# 9.2.1 - Confidence Intervals

Given that the populations are known to be normally distributed, or if both sample sizes are at least 30, then the sampling distribution can be approximated using the $$t$$ distribution, and the formulas below may be used. Here you will be introduced to the formulas to construct a confidence interval using the $$t$$ distribution. Minitab Express will do all of these calculations for you, however, it uses a more sophisticated method to compute the degrees of freedom so answers may vary slightly, particularly with smaller sample sizes.

General Form of a Confidence Interval
$$point \;estimate \pm (multiplier) (standard \;error)$$

Here, the point estimate is the difference between the two mean, $$\overline X _1 - \overline X_2$$.

Standard Error
$$\sqrt{\frac{s_1^2}{n_1}+\frac{s_2^2}{n_2}}$$
Confidence Interval for Two Independent Means
$$(\bar{x}_1-\bar{x}_2) \pm t^\ast{ \sqrt{\frac{s_1^2}{n_1}+\frac{s_2^2}{n_2}}}$$

The degrees of freedom can be approximated as the smallest sample size minus one.

Estimated Degrees of Freedom

$$df=smallest\;n-1$$

## Example: Exam Scores by Learner Type Section

A STAT 200 instructor wants to know how traditional students and adult learners differ in terms of their final exam scores. She collected the following data from a sample of students:

 Traditional Students Adult Learners $$\overline x$$ 41.48 40.79 $$s$$ 6.03 6.79 $$n$$ 239 138

She wants to construct a 95% confidence interval to estimate the mean difference.

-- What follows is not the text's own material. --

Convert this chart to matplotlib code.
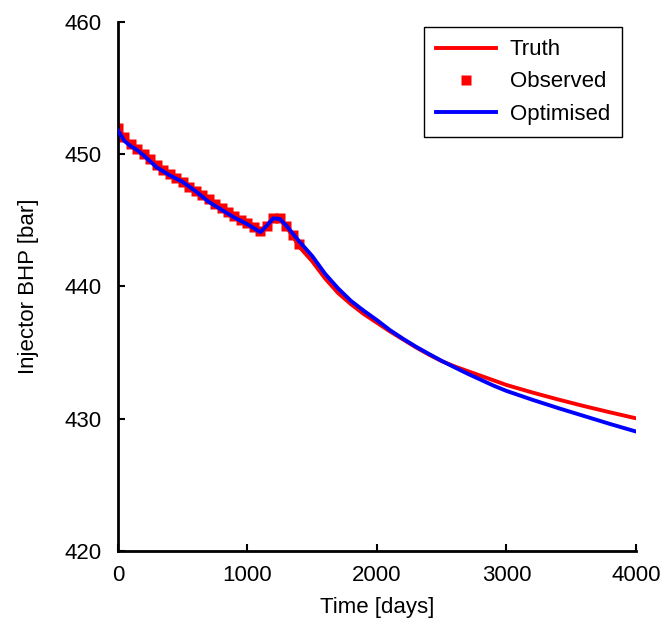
import matplotlib
matplotlib.use("Agg")
import matplotlib.pyplot as plt
import numpy as np

plt.rcParams['font.family'] = ['Liberation Sans', 'DejaVu Sans']

# time axis for the simulated curves (days)
t_sim = [0, 50, 100, 150, 200, 300, 400, 500, 600, 700, 800, 900, 1000, 1100,
         1150, 1200, 1250, 1300, 1350, 1400, 1500, 1600, 1700, 1800, 1900, 2000,
         2100, 2200, 2300, 2400, 2500, 2600, 2700, 2800, 2900, 3000, 3200, 3400,
         3600, 3800, 4000]

# truth BHP (bar)
p_truth = [452.0, 451.2, 450.7, 450.3, 449.9, 449.1, 448.4, 447.8, 447.1, 446.5,
           445.8, 445.3, 444.8, 444.2, 444.6, 445.2, 445.1, 444.5, 443.8, 443.0,
           441.9, 440.6, 439.5, 438.65, 437.9, 437.25, 436.6, 436.0, 435.4, 434.85,
           434.35, 433.95, 433.6, 433.25, 432.9, 432.55, 431.98, 431.45, 430.95,
           430.48, 430.03]

# optimised BHP (bar)
p_opt = [451.8, 451.0, 450.6, 450.3, 449.9, 449.0, 448.4, 447.9, 447.2, 446.4,
         445.8, 445.2, 444.7, 444.1, 444.6, 445.15, 445.1, 444.6, 444.0, 443.4,
         442.3, 440.95, 439.85, 438.9, 438.15, 437.45, 436.7, 436.05, 435.45, 434.9,
         434.37, 433.88, 433.4, 432.95, 432.5, 432.1, 431.43, 430.8, 430.2,
         429.6, 429.03]

# observed data
t_obs = np.arange(0, 1401, 50)
p_obs = [452.0, 451.3, 450.8, 450.4, 450.0, 449.6, 449.2, 448.8, 448.5, 448.2,
         447.9, 447.5, 447.2, 446.9, 446.6, 446.2, 445.9, 445.6, 445.3, 445.0,
         444.8, 444.5, 444.2, 444.6, 445.2, 445.2, 444.6, 443.9, 443.2]

fig = plt.figure(figsize=(6.66, 6.24), dpi=100)
ax = fig.add_axes([0.177, 0.117, 0.778, 0.848])

ax.plot(t_sim, p_truth, color='#ff0000', lw=2.8, label='Truth', zorder=2)
ax.plot(t_obs, p_obs, 's', color='#ff0000', ms=7.5, mec='none', label='Observed', zorder=1)
ax.plot(t_sim, p_opt, color='#0000ff', lw=2.8, label='Optimised', zorder=3)

ax.set_xlim(0, 4000)
ax.set_ylim(420, 460)
ax.set_xticks([0, 1000, 2000, 3000, 4000])
ax.set_yticks([420, 430, 440, 450, 460])
ax.spines['top'].set_visible(False)
ax.spines['right'].set_visible(False)
ax.spines['left'].set_linewidth(2)
ax.spines['bottom'].set_linewidth(2)
ax.tick_params(direction='in', length=5, width=1.5, labelsize=16)
ax.tick_params(axis='y', pad=12)
ax.tick_params(axis='x', pad=10)

ax.set_xlabel('Time [days]', fontsize=16, labelpad=8)
ax.set_ylabel('Injector BHP [bar]', fontsize=16, labelpad=18)

leg = ax.legend(loc='upper right', bbox_to_anchor=(0.973, 0.99), borderaxespad=0,
                fontsize=16, handlelength=2.7, fancybox=False, framealpha=1,
                borderpad=0.55, labelspacing=0.5, handletextpad=0.6)
leg.get_frame().set_edgecolor('black')
leg.get_frame().set_linewidth(1)

plt.savefig('out.png', dpi=100)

The point estimate, or "best estimate," is the difference in sample means: $$\overline x _1 - \overline x_2 = 41.48-40.79=0.69$$

The standard error can be computed next: $$\sqrt{\frac{s_1^2}{n_1}+\frac{s_2^2}{n_2}}=\sqrt{\frac{6.03^2}{239}+\frac{6.79^2}{138}}=0.697$$

To find the multiplier, we need to construct a t distribution with $$df=smaller\;n-1=138-1=137$$ to find the t scores that separate the middle 95% of the distribution from the outer 5% of the distribution: $$t^*=1.97743$$

Now, we can combine all of these values to construct our confidence interval:

$$point \;estimate \pm (multiplier) (standard \;error)$$

$$0.69 \pm 1.97743 (0.697)$$

$$0.69 \pm 1.379$$ The margin of error is 1.379

$$[-0.689, 2.069]$$

We are 95% confident that the mean difference in traditional students' and adult learners' final exam scores is between -0.689 points and +2.069 points.